Yes they were... Apple Menu = Start Menu, Hard Disk Icon = My Computer, etc. You can't just not do the translations. Everything Microsoft did was stolen from other places, including Macs.
No, I think you're missing the point. Intellectual property is a joke and none of this belongs to anyone. All any of this did was waste resources. Also, what a terrible article, I think you should apologize. Stop trying to reply with "No" in every comment and take in what people are saying to start with.
However, I was there as an active industry watcher and commentator at the time, and it seems to me that the main focus of comments here are simple incredulity. I have seen very very few people responding with any kind of citation or reference or anything else.
I do not accept simply argument from authority. The founder of the GNOME project says "no" is not a counter-argument. [1] I am not sure that he was involved in GNOME 3. [2] He then became an MS employee and therefore has (literally) vested interest.
Denial is not refutation.
Furthermore, as I have said, if anyone involved publicly confessed to it, that would constitute an admission of liability.
Good, serves them right. Apple shamelessly stole their interface from Xerox, so I don't see why we have to put everyone on blast here.
Steve Jobs said it himself: "Good artists copy; great artists steal"
Hell, arguably Apple wouldn't exist as it does today if they hadn't brazenly appropriated companies that worked in fields they were interested in. There's nothing new (or shameful) about stealing UI motifs if they're effective.
Apple took resizable overlapping windows from Xerox; in return, Xerox got shares in Apple. Not stole: bought, with stock.
Then, on the Lisa, Apple invented from scratch:
Standarised dialog boxes; a global menu bar; window title bars with global controls on them; standardised icons and functions and buttons (OK, Cancel, etc).
None of this stuff was in Xerox Smalltalk.
Xerox invented 3 things: overlapping resizable windows; an object-oriented programming language to create and manipulate them; ubiquitous networking to connect the machines.
> Apple took resizable overlapping windows from Xerox; in return, Xerox got shares in Apple
This is sort of backwards. Xerox already had taken a stake in Apple before any of the demonstrations (and, in part, this is why the demonstrations happened at all). It was the Lisa team that came for the second of the legendary demos, including the engineer -- formerly of the LRG team at PARC -- who would go on to invent the Finder.
Well, there's nothing new under the sun really.
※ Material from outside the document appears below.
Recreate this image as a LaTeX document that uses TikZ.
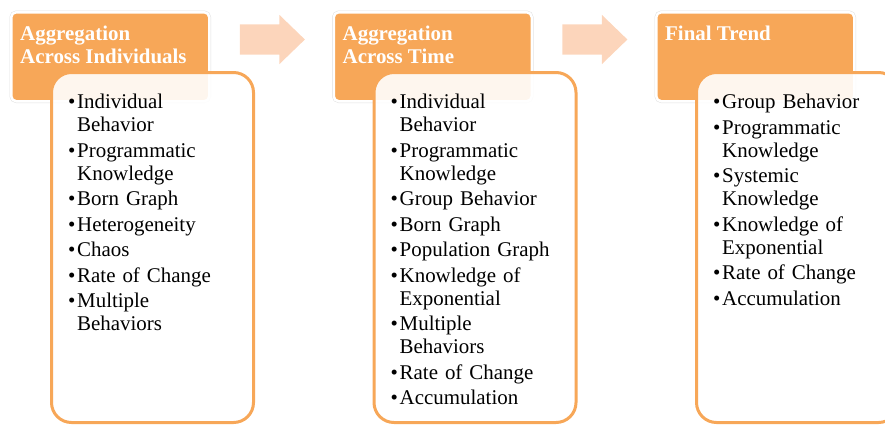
\documentclass[tikz,border=0pt]{standalone}
\usepackage{fontspec}
\setmainfont{Liberation Serif}
\usetikzlibrary{shapes.arrows,positioning}

\definecolor{stageorange}{RGB}{247,167,88}
\definecolor{stagepeach}{RGB}{252,213,187}

% one bullet line of a list, later lines hang under the text
\newcommand{\entry}[1]{\par\hangindent=9bp\hangafter=1\noindent
  \makebox[9bp][l]{\textbullet}{\let\\\newline #1}}

\tikzset{
  header/.style={rectangle, rounded corners=5bp, fill=stageorange,
    preaction={draw=black!12, line width=3.5bp},
    draw=white, line width=2.5bp, minimum width=198bp, minimum height=89bp,
    inner sep=0pt, anchor=north west},
  panel/.style={rectangle, rounded corners=20bp, fill=white, fill opacity=0.9,
    draw=stageorange, draw opacity=1, line width=3bp,
    minimum width=202bp, minimum height=350bp, inner sep=0pt, anchor=north west},
  headtext/.style={anchor=north west, inner sep=0pt, align=left, text=white,
    font=\fontsize{21}{23}\selectfont\bfseries},
  listtext/.style={anchor=north west, inner sep=0pt, text width=180bp,
    font=\fontsize{21}{23.3}\selectfont,
    execute at begin node={\setlength{\parskip}{2.2bp}\raggedright}},
  flow/.style={single arrow, fill=stagepeach, draw=none, inner xsep=0pt,
    inner ysep=15bp, minimum height=65bp, single arrow head extend=9.5bp,
    single arrow tip angle=88, shape border rotate=0}
}

\begin{document}
\begin{tikzpicture}[x=1bp, y=-1bp]
\clip (0,0) rectangle (885,424);

% first stage
\node[header] (hdA) at (10,11) {};
\node[headtext] (hdAtxt) at (20,25.5) {Aggregation\\Across Individuals};
\node[panel] (bdA) at (50,71) {};
\node[listtext] (bdAtxt) at (68,83) {%
\entry{Individual\\Behavior}
\entry{Programmatic\\Knowledge}
\entry{Born Graph}
\entry{Heterogeneity}
\entry{Chaos}
\entry{Rate of Change}
\entry{Multiple\\Behaviors}\par};

\node[flow] (arrA) at (264.5,39.5) {};

% second stage
\node[header] (hdB) at (332.5,11) {};
\node[headtext] (hdBtxt) at (342.5,25.5) {Aggregation\\Across Time};
\node[panel] (bdB) at (372.5,71) {};
\node[listtext] (bdBtxt) at (390.5,83) {%
\entry{Individual\\Behavior}
\entry{Programmatic\\Knowledge}
\entry{Group Behavior}
\entry{Born Graph}
\entry{Population Graph}
\entry{Knowledge of\\Exponential}
\entry{Multiple\\Behaviors}
\entry{Rate of Change}
\entry{Accumulation}\par};

\node[flow] (arrB) at (587,39.5) {};

% last stage
\node[header] (hdC) at (655,11) {};
\node[headtext] (hdCtxt) at (665,25.5) {Final Trend};
\node[panel] (bdC) at (695,71) {};
\node[listtext] (bdCtxt) at (713,83) {%
\entry{Group Behavior}
\entry{Programmatic\\Knowledge}
\entry{Systemic\\Knowledge}
\entry{Knowledge of\\Exponential}
\entry{Rate of Change}
\entry{Accumulation}\par};

\end{tikzpicture}
\end{document}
And I should have framed it differently because, even though I was a Mac user, I wasn't exactly a fanboi. I don't care so much to champion Apple products as I do to point out that claiming the UI features of Windows 95 were original is inaccurate. And also that they weren't seen as being original at the time they arrived on the scene by certain cohorts.
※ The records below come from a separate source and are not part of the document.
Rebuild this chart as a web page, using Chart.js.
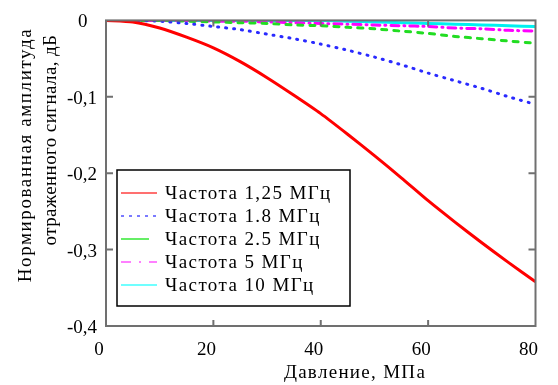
<!DOCTYPE html>
<html>
<head>
<meta charset="utf-8">
<script src="https://cdn.jsdelivr.net/npm/chart.js@4"></script>
<style>
  html, body { margin: 0; padding: 0; background: #fff; }
  #wrap { width: 558px; height: 385px; position: relative; }
</style>
</head>
<body>
<div id="wrap"><canvas id="chart"></canvas></div>
<script>
// pressure, MPa
const pressure = [0, 5, 10, 15, 20, 25, 30, 35, 40, 45, 50, 55, 60, 65, 70, 75, 80];
const freq125 = [0, -0.002, -0.01, -0.022, -0.036, -0.054, -0.075, -0.098, -0.122, -0.149, -0.177, -0.206, -0.236, -0.264, -0.291, -0.317, -0.342];
const freq18 = [0, 0, -0.001, -0.004, -0.008, -0.012, -0.018, -0.024, -0.031, -0.039, -0.048, -0.058, -0.069, -0.079, -0.089, -0.1, -0.11];
const freq25 = [0, 0, 0, -0.001, -0.002, -0.003, -0.004, -0.006, -0.007, -0.009, -0.011, -0.014, -0.017, -0.021, -0.024, -0.027, -0.030];
const freq5 = [0, 0, 0, 0, -0.001, -0.001, -0.002, -0.003, -0.004, -0.005, -0.006, -0.007, -0.008, -0.01, -0.011, -0.013, -0.014];
const freq10 = [0, 0, 0, 0, 0, 0, 0, 0, 0, -0.001, -0.002, -0.003, -0.004, -0.005, -0.006, -0.007, -0.008];
const seriesNames = ['Частота 1,25 МГц', 'Частота 1.8 МГц', 'Частота 2.5 МГц', 'Частота 5 МГц', 'Частота 10 МГц'];
const xTicks = [0, 20, 40, 60, 80];
const yTicks = [0, -0.1, -0.2, -0.3, -0.4];
const xTitle = 'Давление, МПа';
const yTitle = ['Нормированная амплитуда', 'отраженного сигнала, дБ'];

const FONT = '"Liberation Serif", "Times New Roman", serif';
const axisGray = '#707070';

const styles = [
  { color: '#ff0000', legend: '#ff7070', width: 3, dash: [] },
  { color: '#2a2aff', legend: '#7a7aff', width: 3, dash: [1, 7] },
  { color: '#22dd22', legend: '#66ee66', width: 3, dash: [5, 7] },
  { color: '#ff00ff', legend: '#ff80ff', width: 3, dash: [8, 5, 1, 5] },
  { color: '#00f0f0', legend: '#70ffff', width: 3, dash: [] }
];
const allSeries = [freq125, freq18, freq25, freq5, freq10];

const datasets = allSeries.map((vals, i) => ({
  label: seriesNames[i],
  data: pressure.map((p, j) => ({ x: p, y: vals[j] })),
  borderColor: styles[i].color,
  borderWidth: styles[i].width,
  borderDash: styles[i].dash,
  borderCapStyle: styles[i].dash.length ? 'round' : 'butt',
  pointRadius: 0,
  tension: 0.2,
  order: i
}));

function spacedText(ctx, text, x, y, spacing) {
  ctx.letterSpacing = spacing + 'px';
  ctx.fillText(text, x, y);
  ctx.letterSpacing = '0px';
}

const frame = {
  id: 'frame',
  afterDraw(chart) {
    const { ctx, chartArea: a, scales } = chart;
    ctx.save();
    // box
    ctx.strokeStyle = axisGray;
    ctx.lineWidth = 2;
    ctx.strokeRect(a.left, a.top, a.right - a.left, a.bottom - a.top);
    // inward ticks
    ctx.beginPath();
    for (const v of xTicks.slice(1, -1)) {
      const px = scales.x.getPixelForValue(v);
      ctx.moveTo(px, a.bottom); ctx.lineTo(px, a.bottom - 6);
      ctx.moveTo(px, a.top); ctx.lineTo(px, a.top + 6);
    }
    for (const v of yTicks.slice(1, -1)) {
      const py = scales.y.getPixelForValue(v);
      ctx.moveTo(a.left, py); ctx.lineTo(a.left + 7, py);
      ctx.moveTo(a.right, py); ctx.lineTo(a.right - 7, py);
    }
    ctx.stroke();

    // legend
    const lx = 117, ly = 170, lw = 233, lh = 136;
    ctx.fillStyle = '#fff';
    ctx.fillRect(lx, ly, lw, lh);
    ctx.strokeStyle = '#000';
    ctx.lineWidth = 1.5;
    ctx.strokeRect(lx, ly, lw, lh);
    ctx.font = '19px ' + FONT;
    ctx.textBaseline = 'middle';
    ctx.fillStyle = '#000';
    seriesNames.forEach((name, i) => {
      const y = ly + 23 + i * 23;
      ctx.strokeStyle = styles[i].legend;
      ctx.lineWidth = 2;
      ctx.setLineDash(styles[i].dash.length ? [3, 5] : []);
      if (i === 3) ctx.setLineDash([10, 8, 2, 8]);
      if (i === 2) ctx.setLineDash([]);
      ctx.beginPath();
      ctx.moveTo(lx + 4, y); ctx.lineTo(lx + (i === 2 ? 32 : 40), y);
      ctx.stroke();
      ctx.setLineDash([]);
      spacedText(ctx, name, lx + 48, y + 1, 1.4);
    });

    // axis titles
    ctx.font = '19px ' + FONT;
    ctx.textAlign = 'center';
    ctx.textBaseline = 'middle';
    spacedText(ctx, xTitle, 355, 373, 1.3);
    ctx.save();
    ctx.translate(26, 155);
    ctx.rotate(-Math.PI / 2);
    spacedText(ctx, yTitle[0], 0, 0, 1.6);
    ctx.restore();
    ctx.save();
    ctx.translate(51, 140);
    ctx.rotate(-Math.PI / 2);
    spacedText(ctx, yTitle[1], 0, 0, 0.4);
    ctx.restore();
    ctx.restore();
  }
};

new Chart(document.getElementById('chart'), {
  type: 'line',
  data: { datasets },
  options: {
    responsive: true,
    maintainAspectRatio: false,
    animation: false,
    layout: { padding: { top: 11, right: 13, left: 0, bottom: 0 } },
    plugins: { legend: { display: false }, tooltip: { enabled: false } },
    scales: {
      x: {
        type: 'linear',
        min: 0, max: 80,
        afterFit(s) { s.height = 59; },
        afterBuildTicks(s) { s.ticks = xTicks.map(v => ({ value: v })); },
        grid: { display: false, drawTicks: false },
        border: { display: false },
        ticks: { color: '#000', font: { family: FONT, size: 19 }, padding: 13, labelOffset: -7, maxRotation: 0 }
      },
      y: {
        type: 'linear',
        min: -0.4, max: 0,
        afterFit(s) { s.width = 106; },
        afterBuildTicks(s) { s.ticks = yTicks.map(v => ({ value: v })); },
        grid: { display: false, drawTicks: false },
        border: { display: false },
        ticks: {
          color: '#000', font: { family: FONT, size: 19 }, padding: 9, labelOffset: 2,
          callback: v => v === 0 ? '0\u2002' : v.toFixed(1).replace('.', ',')
        }
      }
    }
  },
  plugins: [frame]
});
</script>
</body>
</html>
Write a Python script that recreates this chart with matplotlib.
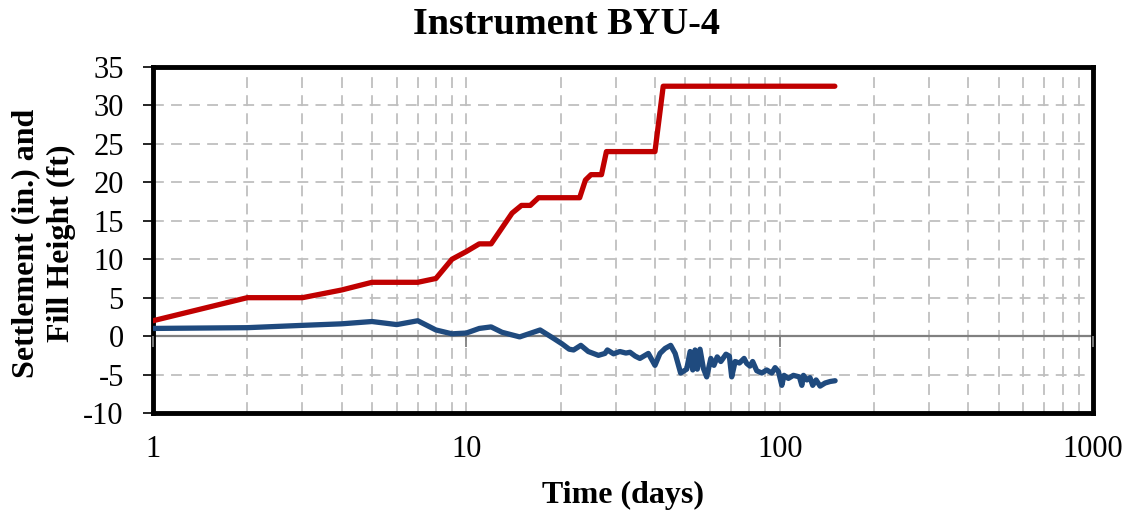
import numpy as np
import matplotlib.pyplot as plt
from matplotlib.ticker import LogLocator, FixedLocator, NullFormatter

plt.rcParams['font.family'] = ['Liberation Serif', 'DejaVu Serif']
plt.rcParams['axes.unicode_minus'] = False

# fill height (ft) vs time (days)
fill_days = [1, 2, 3, 4, 5, 7, 8, 9, 10, 11, 12, 14, 15, 16, 17, 23, 24, 25, 27, 28, 40, 42.5, 150]
fill_ft = [2, 5, 5, 6, 7, 7, 7.5, 10, 11, 12, 12, 16, 17, 17, 18, 18, 20.3, 21, 21, 24, 24, 32.5, 32.5]

# settlement (in.) vs time (days)
settle_days = [1, 2, 3, 4, 5, 6, 7, 8, 9, 10, 11, 12, 13, 14.8, 17.2, 19.0, 20.2, 21.3, 22.0,
               23.2, 24.5, 26.4, 27.7, 28.2, 29.5, 30.9, 32.3, 33.3, 34.6, 35.8, 38.1, 40.0,
               41.5, 43.1, 44.9, 46.4, 48.3, 50.5, 51.8, 52.8, 53.7, 54.6, 55.7, 57.1, 58.5,
               60.3, 61.7, 63.2, 64.9, 67.4, 69.1, 70.3, 72.1, 74.4, 77.0, 78.5, 80.4, 82.0,
               84.5, 87.7, 90.9, 94.4, 96.7, 99.1, 101.6, 103.3, 106.6, 110.6, 115.6, 117.7,
               119.1, 122.1, 125.0, 127.5, 130.7, 134.6, 139.6, 144.9, 150.3]
settle_in = [1.0, 1.1, 1.4, 1.6, 1.9, 1.5, 2.0, 0.8, 0.3, 0.4, 1.0, 1.2, 0.5, -0.1, 0.8, -0.3,
             -1.0, -1.7, -1.8, -1.2, -2.0, -2.5, -2.25, -1.8, -2.3, -2.0, -2.2, -2.1, -2.6,
             -2.9, -2.25, -3.8, -2.25, -1.6, -1.2, -2.25, -4.8, -4.3, -2.0, -4.4, -1.8, -4.3,
             -1.7, -4.2, -5.3, -2.9, -3.8, -2.7, -3.3, -2.35, -2.6, -5.3, -3.3, -3.5, -2.9,
             -3.55, -3.9, -3.3, -4.5, -4.8, -4.4, -4.8, -4.1, -4.6, -6.4, -5.1, -5.5, -5.1,
             -5.3, -6.4, -5.1, -5.7, -5.4, -6.4, -5.7, -6.5, -6.1, -5.9, -5.8]

yticks = list(range(-10, 36, 5))
xticks = [1, 10, 100, 1000]

fig = plt.figure(figsize=(11.33, 5.19), dpi=100)
ax = fig.add_axes([0.135, 0.2042, 0.8297, 0.6667])

ax.set_xscale('log')
ax.set_xlim(1, 1000)
ax.set_ylim(-10, 35)

ax.grid(True, which='both', axis='x', color='#BFBFBF', ls=(0, (6, 4)), lw=1.3)
ax.grid(True, which='major', axis='y', color='#BFBFBF', ls=(0, (6, 4)), lw=1.3)
ax.set_axisbelow(True)

ax.axhline(0, color='#808080', lw=1.6, zorder=2)

ax.plot(fill_days, fill_ft, color='#C00000', lw=3.8, zorder=4, solid_capstyle='round')
ax.plot(settle_days, settle_in, color='#1F4A7E', lw=3.8, zorder=3, solid_capstyle='round',
        solid_joinstyle='round')

ax.xaxis.set_major_locator(FixedLocator(xticks))
ax.xaxis.set_minor_locator(LogLocator(base=10, subs=np.arange(2, 10)))
ax.xaxis.set_minor_formatter(NullFormatter())
ax.set_xticklabels([str(t) for t in xticks])
ax.tick_params(axis='x', which='both', length=0, labelsize=22, pad=16)
ax.set_yticks(yticks)
ax.tick_params(axis='y', which='major', length=7, width=1.2, labelsize=22, direction='out', pad=14)

for s in ax.spines.values():
    s.set_linewidth(3.5)
    s.set_color('black')

# small ticks on the zero line
ax2 = ax.twiny()
ax2.set_xscale('log')
ax2.set_xlim(1, 1000)
ax2.spines['bottom'].set_position(('data', 0))
ax2.spines['bottom'].set_visible(False)
for k in ['top', 'left', 'right']:
    ax2.spines[k].set_visible(False)
ax2.xaxis.set_ticks_position('bottom')
ax2.xaxis.set_major_locator(FixedLocator(xticks))
ax2.xaxis.set_minor_locator(FixedLocator([]))
ax2.tick_params(axis='x', which='major', length=8, width=1.3, color='#808080',
                labelbottom=False, labeltop=False, direction='out')

fig.text(0.5, 0.953, 'Instrument BYU-4', fontsize=27.5, fontweight='bold', ha='center', va='center')
ax.set_xlabel('Time (days)', fontsize=23, fontweight='bold', labelpad=12)
ax.set_ylabel('Settlement (in.) and\nFill Height (ft)', fontsize=23, fontweight='bold',
              linespacing=1.3)
ax.yaxis.set_label_coords(-0.082, 0.49)

fig.savefig('out.png', dpi=100)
I didn't attribute the quote to him (very few good things can be directly attributed to Jobs), but it was one of his favorite quotes so I think it directly refutes the Apple Apologism mindset that everything good in modern OSes came from MacOS. Apple didn't invent the mouse or the cursor, and they didn't come up with the keyboard or the floppy drive. The pastiche of a mid-90s computer doesn't resemble a Mac at all.